It’d be a mistake to regard Luther Dickinson’s Blues & Ballads — A Folksinger’s Songbook: Volumes I & II as a career retrospective, even if, at 43, the Mississippi-bred guitarist has enough music in his head to make one, and even if he’s sliding into middle age and mid-career, usually an opportune time to take stock. The songbook tradition is a vivid one for Dickinson and his family — simple books of artwork accompanying lyrics and transcriptions of traditional music — and Dickinson is a guy, despite his success as the firebrand slide guitarist for the North Mississippi Allstars and for a time a Black Crowe, who has made celebrating and interpreting his own musical DNA his life’s mission.
The songbook itself — available only with the vinyl edition of the 21-song album of the same name — was the goal of the project, he told Boulder Weekly recently.
“The inspiration for the project was the concept of the songbook, and when it came to the music, re-recording some of my favorite songs in a manner befitting a folk song,” Dickinson explains. “But, there were also a lot of new songs I wanted to record as well. I had a friend transcribe the tunes, another friend of mine did the artwork for it; really came out beautiful.
“But the recording of the album was really casual,” he says. “I was in Chicago, so I got to record with Mavis [Staples], which was wonderful. When I was in Nashville, I’d go with my Nashville and Mississippi friends. We’d just record in groups. There’s a funny kind of luck in record production, where the more honest and casual your recordings are, the more people like it.”
All the tunes across the 21-cut programs bear Dickinson’s writing credit; a few are collaborations, such as the lovely ballad “And It Hurts” (with a Jim Lauderdale co-writing credit), gently laced by Lillie Mae Rische’s weeping fiddle, a few credited with his dad, legendary producer and musician Jim Dickinson, and the bouncing hill country shuffle “Hurry Up Sunrise”, co-written with the late Otha Turner and sheened up by flashes of Dickinson’s elegantly serpentine electric slide.

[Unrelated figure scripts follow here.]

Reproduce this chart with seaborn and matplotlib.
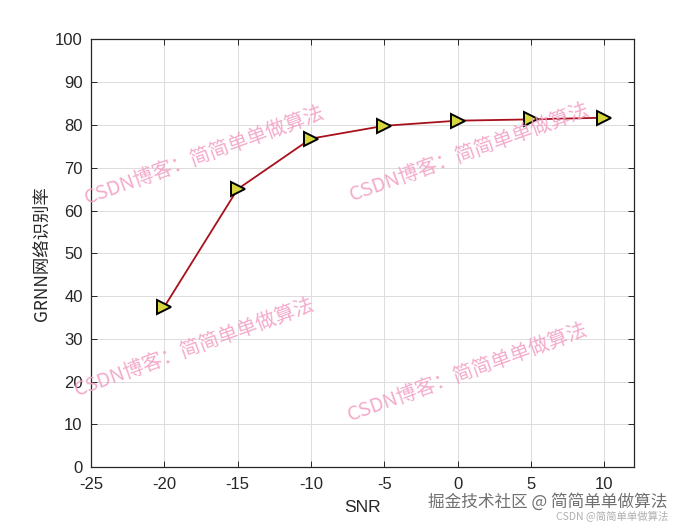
import numpy as np
import pandas as pd
import matplotlib
matplotlib.use("Agg")
import matplotlib.pyplot as plt
import seaborn as sns

snr = [-20, -15, -10, -5, 0, 5, 10]
acc = [37.5, 65.0, 76.8, 79.8, 81.0, 81.3, 81.7]
xticks = [-25, -20, -15, -10, -5, 0, 5, 10]
yticks = list(range(0, 101, 10))

sns.set_style("white")
plt.rcParams['font.family'] = ['Noto Sans CJK SC', 'DejaVu Sans']
plt.rcParams['axes.unicode_minus'] = False

fig = plt.figure(figsize=(7, 5.25), dpi=100)
ax = fig.add_axes([0.13, 0.11, 0.775, 0.815])

df = pd.DataFrame({"SNR": snr, "acc": acc})
sns.lineplot(data=df, x="SNR", y="acc", ax=ax, color="#a8101c", linewidth=1.3,
             marker=">", markersize=9.5, markerfacecolor="#d6d63e",
             markeredgecolor="black", markeredgewidth=1.4)

lab_font = ['Arial', 'Liberation Sans', 'DejaVu Sans']
ax.set_xlim(-25, 12)
ax.set_ylim(0, 100)
ax.set_xticks(xticks)
ax.set_yticks(yticks)
ax.set_xticklabels([str(t) for t in xticks], family=lab_font)
ax.set_yticklabels([str(t) for t in yticks], family=lab_font)
ax.tick_params(direction='in', length=4, width=0.7, labelsize=12, colors='#262626',
               top=True, right=True, bottom=True, left=True)
ax.tick_params(axis='x', pad=7)
ax.tick_params(axis='y', pad=6)
ax.grid(True, color='#dcdcdc', linewidth=0.7)
for s in ax.spines.values():
    s.set_color('#262626')
    s.set_linewidth(0.9)
ax.set_xlabel("SNR", fontsize=12.5, color='#262626', labelpad=6,
              family=lab_font)
ax.set_ylabel("GRNN网络识别率", fontsize=12.5, color='#262626', labelpad=3)

wm = "CSDN博客：简简单单做算法"
for (x, y) in [(205, 155), (470, 152), (195, 347), (468, 372)]:
    fig.text(x / 700, 1 - y / 525, wm, fontsize=14.5, color='#f3a2c6', alpha=0.9,
             rotation=20, ha='center', va='center', rotation_mode='anchor',
             family=['Noto Sans CJK SC', 'DejaVu Sans'])

fig.text(548 / 700, 1 - 502 / 525, "掘金技术社区 @ 简简单单做算法", fontsize=12,
         color='#707070', ha='center', va='center')
fig.text(612 / 700, 1 - 517 / 525, "CSDN @简简单单做算法", fontsize=7.5,
         color='#b0b0b0', ha='center', va='center')

fig.savefig("out.png", dpi=100)
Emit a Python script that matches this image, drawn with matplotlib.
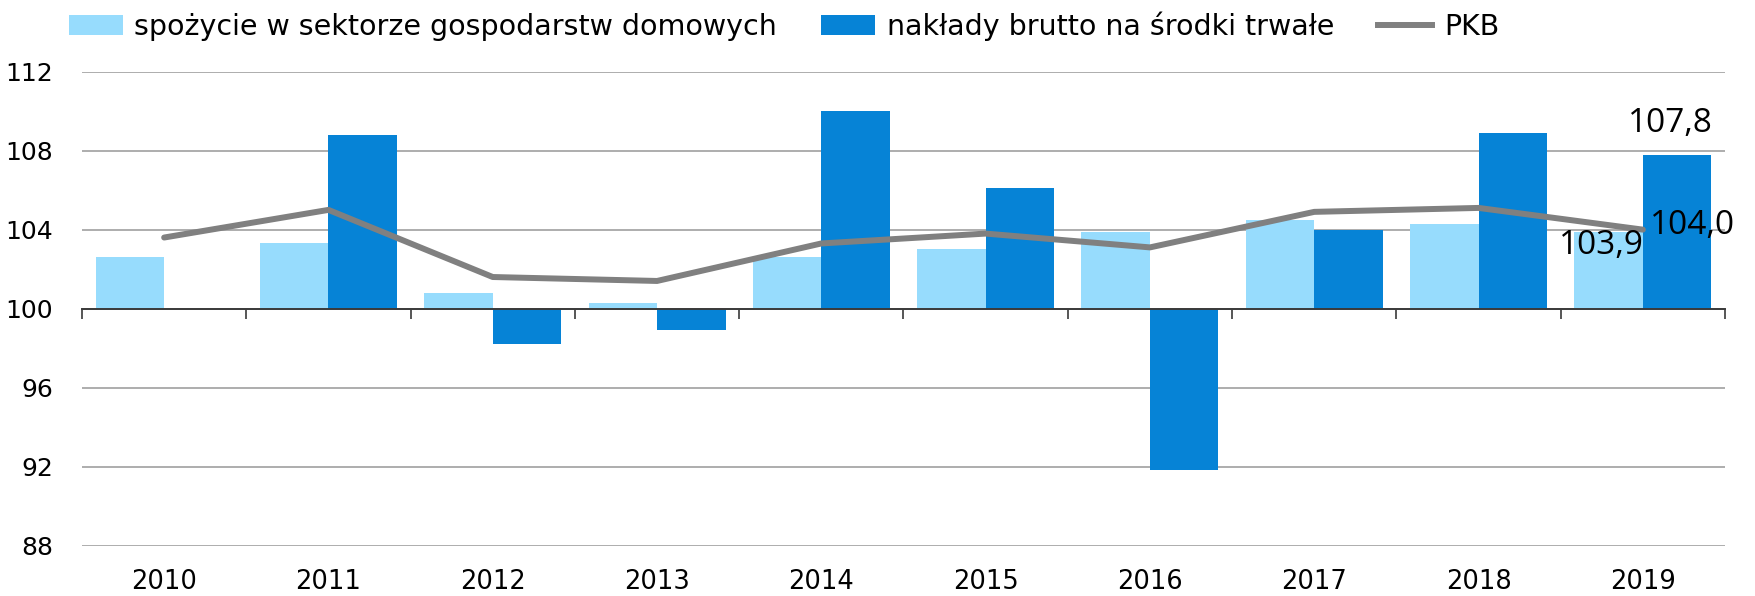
import matplotlib
matplotlib.use('Agg')
import matplotlib.pyplot as plt
import numpy as np
from matplotlib.patches import Patch
from matplotlib.lines import Line2D

years = ['2010', '2011', '2012', '2013', '2014', '2015', '2016', '2017', '2018', '2019']
consumption = [102.6, 103.3, 100.8, 100.3, 102.6, 103.0, 103.9, 104.5, 104.3, 103.9]
investment = [np.nan, 108.8, 98.2, 98.9, 110.0, 106.1, 91.8, 104.0, 108.9, 107.8]
gdp = [103.6, 105.0, 101.6, 101.4, 103.3, 103.8, 103.1, 104.9, 105.1, 104.0]
y_ticks = [88, 92, 96, 100, 104, 108, 112]
series_names = ['spożycie w sektorze gospodarstw domowych',
                'nakłady brutto na środki trwałe', 'PKB']

LIGHT = '#97DCFD'
DARK = '#0683D6'
GRAY = '#808080'
BASE = 100

label_font = ['DejaVu Sans']
value_font = ['Open Sans', 'DejaVu Sans']

W, H = 1756, 596
fig = plt.figure(figsize=(W / 100, H / 100), dpi=100)
ax = fig.add_axes([82 / W, 1 - 545.5 / H, (1725 - 82) / W, (545.5 - 71.7) / H])

x = np.arange(len(years))
w = 0.417
cons = np.array(consumption) - BASE
inv = np.array(investment) - BASE
ax.bar(x - w, cons, width=w, bottom=BASE, align='edge', color=LIGHT, linewidth=0, zorder=2)
ax.bar(x, inv, width=w, bottom=BASE, align='edge', color=DARK, linewidth=0, zorder=2)
ax.plot(x, gdp, color=GRAY, lw=4.3, solid_capstyle='round', solid_joinstyle='round', zorder=3)

ax.set_xlim(-0.5, len(years) - 0.5)
ax.set_ylim(y_ticks[0], y_ticks[-1])
for s in ['top', 'right', 'left']:
    ax.spines[s].set_visible(False)
ax.spines['bottom'].set_position(('data', BASE))
ax.spines['bottom'].set_color('#3a3a3a')
ax.spines['bottom'].set_linewidth(1.4)
ax.spines['bottom'].set_zorder(4)

ax.set_yticks(y_ticks)
ax.set_yticklabels([str(v) for v in y_ticks], family=label_font, fontsize=18)
ax.tick_params(axis='y', length=0, pad=21)
ax.yaxis.grid(True, color='#A0A0A0', lw=1.2)
ax.set_axisbelow(True)

ax.set_xticks(np.arange(len(years) + 1) - 0.5, minor=True)
ax.set_xticks([])
ax.tick_params(axis='x', which='minor', length=7, width=1.2, color='#3a3a3a', direction='out')

sec = ax.secondary_xaxis(0.0)
sec.set_xticks(x)
sec.set_xticklabels(years, family=label_font, fontsize=18.5)
sec.tick_params(length=0, pad=17)
sec.spines['bottom'].set_visible(False)

handles = [Patch(color=LIGHT, linewidth=0), Patch(color=DARK, linewidth=0),
           Line2D([], [], color=GRAY, lw=4.3)]
leg = fig.legend(handles, series_names, loc='center left', bbox_to_anchor=(0.04, 0.956),
                 ncol=3, frameon=False, borderpad=0, borderaxespad=0, handlelength=1.9,
                 handleheight=0.7, handletextpad=0.4, columnspacing=1.55,
                 prop={'family': label_font, 'size': 20.5})

ax.annotate('107,8', xy=(x[-1] + w / 2, investment[-1]), xytext=(-5, 16.5),
            textcoords='offset points', ha='center', va='baseline',
            family=value_font, fontsize=24, zorder=5)
ax.annotate('104,0', xy=(x[-1], gdp[-1]), xytext=(5, -3),
            textcoords='offset points', ha='left', va='baseline',
            family=value_font, fontsize=24, zorder=5, annotation_clip=False)
ax.annotate('103,9', xy=(x[-1] - w / 2, consumption[-1]), xytext=(-5, -16),
            textcoords='offset points', ha='center', va='baseline',
            family=value_font, fontsize=24, zorder=5)

# align legend's left edge with the reference position
fig.canvas.draw()
bb = leg.get_window_extent()
shift = (69 - bb.x0) / W
leg.set_bbox_to_anchor((0.04 + shift, 0.956), transform=fig.transFigure)

fig.savefig('out.png', dpi=100)
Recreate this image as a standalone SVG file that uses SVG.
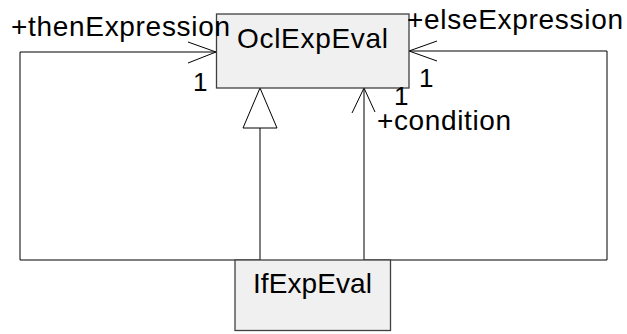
<svg xmlns="http://www.w3.org/2000/svg" width="627" height="334" viewBox="0 0 627 334">
<style>
.box{fill:#f0f0f0;stroke:#404040;stroke-width:1.3}
.ln{fill:none;stroke:#000;stroke-width:1}
.t{font-family:"Liberation Sans",Arial,sans-serif;font-size:28px;fill:#000}
.m{font-family:"Liberation Sans",Arial,sans-serif;font-size:26px;fill:#000}
</style>
<rect width="627" height="334" fill="#fff"/>
<g id="connectors">
<g id="thenExpression">
<polyline class="ln" points="216,52 20,52 20,260 260,260"/>
<polyline class="ln" points="188,42 216,52 188,63"/>
</g>
<g id="elseExpression">
<polyline class="ln" points="409,51 607,51 607,260 364,260"/>
<polyline class="ln" points="437,41 409,51 437,61"/>
</g>
<g id="condition">
<line class="ln" x1="364" y1="88" x2="364" y2="260"/>
<polyline class="ln" points="352,113 364,88 375,112"/>
</g>
<g id="generalization">
<line class="ln" x1="260" y1="128" x2="260" y2="260"/>
<polygon points="260,88 243,128 277,128" fill="#fff" stroke="#000" stroke-width="1"/>
</g>
</g>
<g id="OclExpEval">
<rect class="box" x="216.5" y="14" width="192.5" height="74"/>
<text class="t" x="237" y="48" textLength="151" lengthAdjust="spacing">OclExpEval</text>
</g>
<g id="IfExpEval">
<rect class="box" x="235" y="260" width="155.5" height="70.5"/>
<text class="t" x="253" y="293" textLength="119" lengthAdjust="spacing">IfExpEval</text>
</g>
<g id="connector-labels">
<text class="t" x="11" y="36" textLength="219" lengthAdjust="spacing">+thenExpression</text>
<text class="m" x="193" y="91">1</text>
<text class="t" x="407" y="29" textLength="216" lengthAdjust="spacing">+elseExpression</text>
<text class="m" x="419" y="87">1</text>
<text class="m" x="394" y="105">1</text>
<text class="t" x="377" y="130" textLength="134" lengthAdjust="spacing">+condition</text>
</g>
</svg>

So the thing is not really a greatest hits package and the songs themselves are mostly Dickinson’s, so it’s neither a collection of traditional songs as such.
But it’s a window into how Dickinson, by way of song choice and shirtsleeve recording sessions, hears himself and hears his own influences. And tucked in there are bits of his long association with the likes of Otha Turner and R.L. Burnside, ambassadors of the hill country blues Dickinson absorbed wholly and unreservedly growing up in northern Mississippi.

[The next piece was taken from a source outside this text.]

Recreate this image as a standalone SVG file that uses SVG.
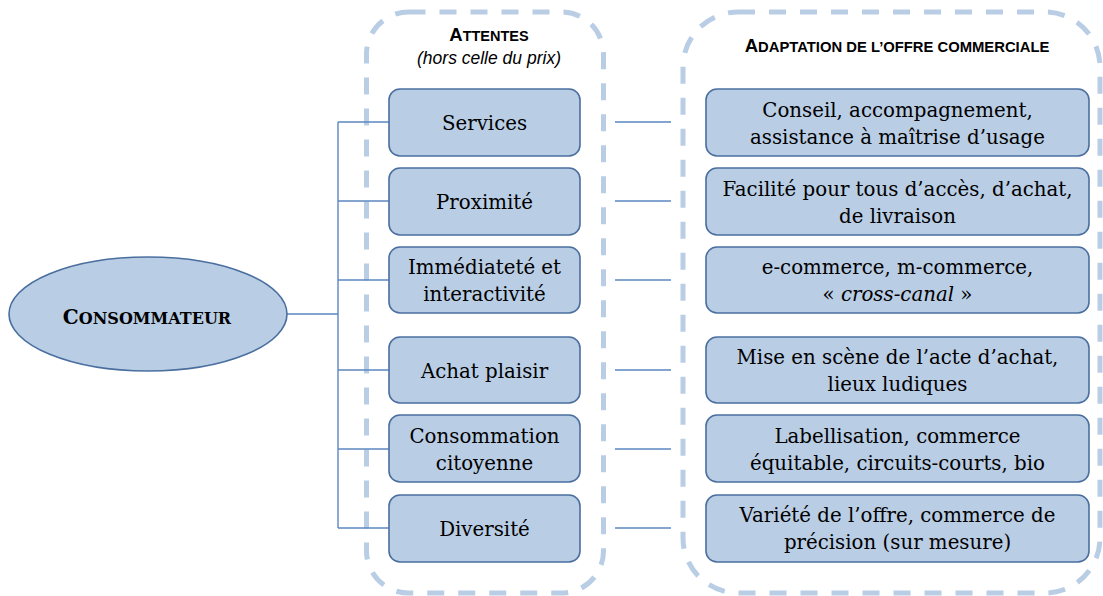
<svg xmlns="http://www.w3.org/2000/svg" width="1103" height="596" viewBox="0 0 1103 596">
<style>
.cont{fill:none;stroke:#b9cde5;stroke-width:5;stroke-dasharray:17 14}
.box{fill:#b9cde5;stroke:#4a6f9f;stroke-width:1.6}
.bt{font-family:"DejaVu Serif",serif;font-size:19.8px;fill:#000;text-anchor:middle}
.conn{stroke:#5b87c0;stroke-width:1.4;fill:none}
.ttl{font-family:"Liberation Sans",Arial,sans-serif;font-weight:bold;fill:#000;text-anchor:middle}
</style>
<rect width="1103" height="596" fill="#fff"/>
<g id="containers">
<rect class="cont" x="366.5" y="12" width="237" height="581" rx="42"/>
<rect class="cont" x="683" y="12" width="417" height="581" rx="55"/>
</g>
<g id="titles">
<text class="ttl" x="489" y="41"><tspan font-size="18.5">A</tspan><tspan font-size="14.5">TTENTES</tspan></text>
<text x="489" y="64" font-family="'Liberation Sans',Arial,sans-serif" font-style="italic" font-size="17.5" text-anchor="middle">(hors celle du prix)</text>
<text class="ttl" x="897" y="52"><tspan font-size="18.5">A</tspan><tspan font-size="14.8">DAPTATION DE L’OFFRE COMMERCIALE</tspan></text>
</g>
<g id="connectors">
<line class="conn" x1="287" y1="314" x2="338" y2="314" stroke-width="2.6"/>
<line class="conn" x1="338" y1="122" x2="338" y2="528"/>
<line class="conn" x1="338" y1="122" x2="389" y2="122"/>
<line class="conn" x1="338" y1="201" x2="389" y2="201"/>
<line class="conn" x1="338" y1="280" x2="389" y2="280"/>
<line class="conn" x1="338" y1="370" x2="389" y2="370"/>
<line class="conn" x1="338" y1="449" x2="389" y2="449"/>
<line class="conn" x1="338" y1="528" x2="389" y2="528"/>
<line class="conn" x1="615" y1="122" x2="671" y2="122"/>
<line class="conn" x1="615" y1="201" x2="671" y2="201"/>
<line class="conn" x1="615" y1="280" x2="671" y2="280"/>
<line class="conn" x1="615" y1="370" x2="671" y2="370"/>
<line class="conn" x1="615" y1="449" x2="671" y2="449"/>
<line class="conn" x1="615" y1="528" x2="671" y2="528"/>
</g>
<g id="consommateur">
<ellipse cx="148" cy="314" rx="139" ry="57" fill="#b9cde5" stroke="#4a6f9f" stroke-width="1.6"/>
<text x="147" y="324" font-family="'DejaVu Serif',serif" font-weight="bold" text-anchor="middle"><tspan font-size="20">C</tspan><tspan font-size="16">ONSOMMATEUR</tspan></text>
</g>
<g id="services">
<rect class="box" x="389" y="89" width="191" height="67" rx="11"/>
<text class="bt" x="484.5" y="130">Services</text>
</g>
<g id="proximite">
<rect class="box" x="389" y="168" width="191" height="67" rx="11"/>
<text class="bt" x="484.5" y="208.5">Proximité</text>
</g>
<g id="immediatete">
<rect class="box" x="389" y="247" width="191" height="66" rx="11"/>
<text class="bt" x="484.5" y="274">Immédiateté et</text>
<text class="bt" x="484.5" y="301">interactivité</text>
</g>
<g id="achat">
<rect class="box" x="389" y="337" width="191" height="66" rx="11"/>
<text class="bt" x="484.5" y="377.5">Achat plaisir</text>
</g>
<g id="consommation">
<rect class="box" x="389" y="415" width="191" height="67" rx="11"/>
<text class="bt" x="484.5" y="443">Consommation</text>
<text class="bt" x="484.5" y="470">citoyenne</text>
</g>
<g id="diversite">
<rect class="box" x="389" y="495" width="191" height="67" rx="11"/>
<text class="bt" x="484.5" y="535.5">Diversité</text>
</g>
<g id="conseil">
<rect class="box" x="706" y="89" width="383" height="67" rx="11"/>
<text class="bt" x="897.5" y="117">Conseil, accompagnement,</text>
<text class="bt" x="897.5" y="144">assistance à maîtrise d’usage</text>
</g>
<g id="facilite">
<rect class="box" x="706" y="168" width="383" height="67" rx="11"/>
<text class="bt" x="897.5" y="196">Facilité pour tous d’accès, d’achat,</text>
<text class="bt" x="897.5" y="223">de livraison</text>
</g>
<g id="ecommerce">
<rect class="box" x="706" y="247" width="383" height="66" rx="11"/>
<text class="bt" x="897.5" y="274">e-commerce, m-commerce,</text>
<text class="bt" x="897.5" y="301">« <tspan font-style="italic">cross-canal</tspan> »</text>
</g>
<g id="mise">
<rect class="box" x="706" y="337" width="383" height="66" rx="11"/>
<text class="bt" x="897.5" y="364">Mise en scène de l’acte d’achat,</text>
<text class="bt" x="897.5" y="391">lieux ludiques</text>
</g>
<g id="labellisation">
<rect class="box" x="706" y="415" width="383" height="67" rx="11"/>
<text class="bt" x="897.5" y="443">Labellisation, commerce</text>
<text class="bt" x="897.5" y="470">équitable, circuits-courts, bio</text>
</g>
<g id="variete">
<rect class="box" x="706" y="495" width="383" height="67" rx="11"/>
<text class="bt" x="897.5" y="522">Variété de l’offre, commerce de</text>
<text class="bt" x="897.5" y="549">précision (sur mesure)</text>
</g>
</svg>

The tune “My Leavin’” reads, at least initially, like a tribute to his father’s death in 2009 after bypass surgery. The line “Don’t let my leavin’/grieve you” sticks with the listener like a psalm of serenity.
“It’s funny that you pick that one out,” Dickinson says. “That line was actually from an R.L. Burnside song, ‘Long Haired Doney,’ and I learned that line when I was on tour with R.L. back in ’97. I always thought it was a nice line, kind of old-fashioned.

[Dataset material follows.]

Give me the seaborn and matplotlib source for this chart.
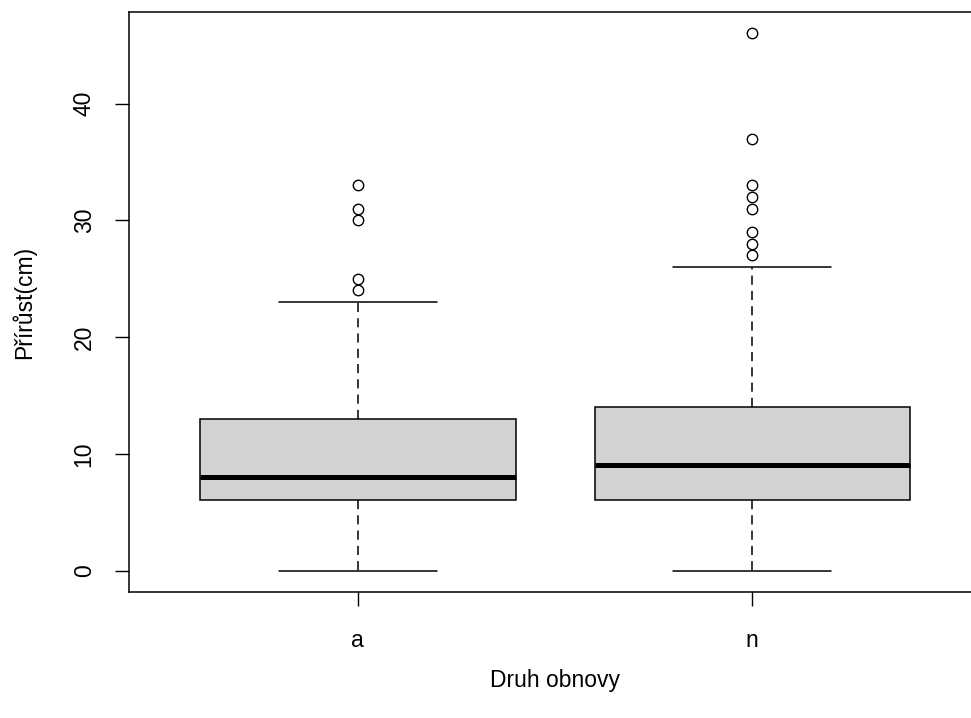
import numpy as np
import pandas as pd
import matplotlib
matplotlib.use("Agg")
import matplotlib.pyplot as plt
import seaborn as sns

# increments (cm) per renewal type
prirust_a = [0, 2, 3, 4, 5, 6, 6, 6, 7, 7, 8, 8, 8, 9, 10, 11, 12, 13, 13, 23,
             24, 25, 30, 31, 33]
prirust_n = [0, 1, 2, 3, 4, 5, 5, 6, 6, 6, 7, 7, 7, 8, 8, 8, 9, 9, 9, 10, 10,
             11, 11, 12, 12, 13, 14, 14, 26,
             27, 28, 29, 31, 32, 33, 37, 46]
druhy = ["a", "n"]
y_ticks = [0, 10, 20, 30, 40]

df = pd.DataFrame({
    "Druh obnovy": [druhy[0]] * len(prirust_a) + [druhy[1]] * len(prirust_n),
    "Přírůst(cm)": prirust_a + prirust_n,
})

sns.set_style("ticks")
plt.rcParams["font.family"] = ["Liberation Sans", "DejaVu Sans"]
plt.rcParams["text.color"] = "black"
plt.rcParams["axes.labelcolor"] = "black"

fig = plt.figure(figsize=(9.71, 7.18), dpi=100)
ax = fig.add_axes([0.1329, 0.1755, 0.8775, 0.8078])

sns.boxplot(data=df, x="Druh obnovy", y="Přírůst(cm)", order=druhy, ax=ax,
            color="#D3D3D3", saturation=1, width=0.8, whis=1.5,
            linecolor="black", linewidth=1.1,
            medianprops={"linewidth": 3.6, "color": "black"},
            whiskerprops={"linestyle": (0, (6, 4))},
            flierprops={"marker": "o", "markerfacecolor": "none",
                        "markeredgecolor": "black", "markersize": 7.5,
                        "markeredgewidth": 1.0})

ax.set_xlim(-0.58, 1.58)
ax.set_ylim(-1.84, 47.84)
ax.set_yticks(y_ticks)
ax.set_yticklabels([str(t) for t in y_ticks], rotation=90, va="center")
for s in ax.spines.values():
    s.set_visible(True)
    s.set_color("black")
    s.set_linewidth(1.1)
ax.tick_params(axis="both", length=10, width=1.0, colors="black",
               labelsize=16.5, pad=14)
ax.tick_params(axis="x", pad=17)
ax.set_xlabel("Druh obnovy", fontsize=16.5, labelpad=12, color="black")
ax.set_ylabel("Přírůst(cm)", fontsize=16.5, labelpad=26, color="black")

fig.savefig("out.png", dpi=100)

“All my songs come from conversations I remember, or other songs I heard. It’s just a southern oral tradition … But it’s just like what Dylan does: take a line and write a melody to it.”
Like “Ain’t No Grave,” his re-record of the tribute piece he did write for his dad, initially recorded with North Mississippi Allstars, recorded more sparingly here with the transcendent Mavis Staples sharing vocals.
“Yeah,” Dickinson says. “There are a handful of old-time gospel songs that use that verse, use that line. You hear that, and it’s all about the connotation. It could be, you know, the song that someone got engaged to, or the song that your mother got married to. Whatever! The language bears weight.”
Economy of language, indentifying the specific gravity of words and their placement in a song — these are qualities we’re tempted to believe are innate, but Dickinson knows better. Songwriting is both a primitive and fiendishly complex process (well, good songwriting is…), and he admits that despite his richly musical upbringing, developing the skills to play in that space took some guidance from his old man.
“That’s an interesting thing about my dad,” Dickinson says. “As a kid, I grew up writing songs, and I’d bring them to him. And they’d be OK, but I had no craft. He would teach me about rhyming, theme, counting your syllables, balancing your syllables, balancing your pattern. He taught me about the craft of songwriting.
“It’s easy to get hung up on what you think the song’s really about. But now, it’s all second nature or part of my process. And it feels like we’re still collaborating.”
Now the father of two daughters, Dickinson finds himself drawn to thoughts of fatherhood, what it means to be a role model, what someone sees of themselves, or their own parents, in their children’s eyes and aspirations and instincts.
“I love it,” he says of being a dad. “It’s amazing — a little terrifying but it’s good.”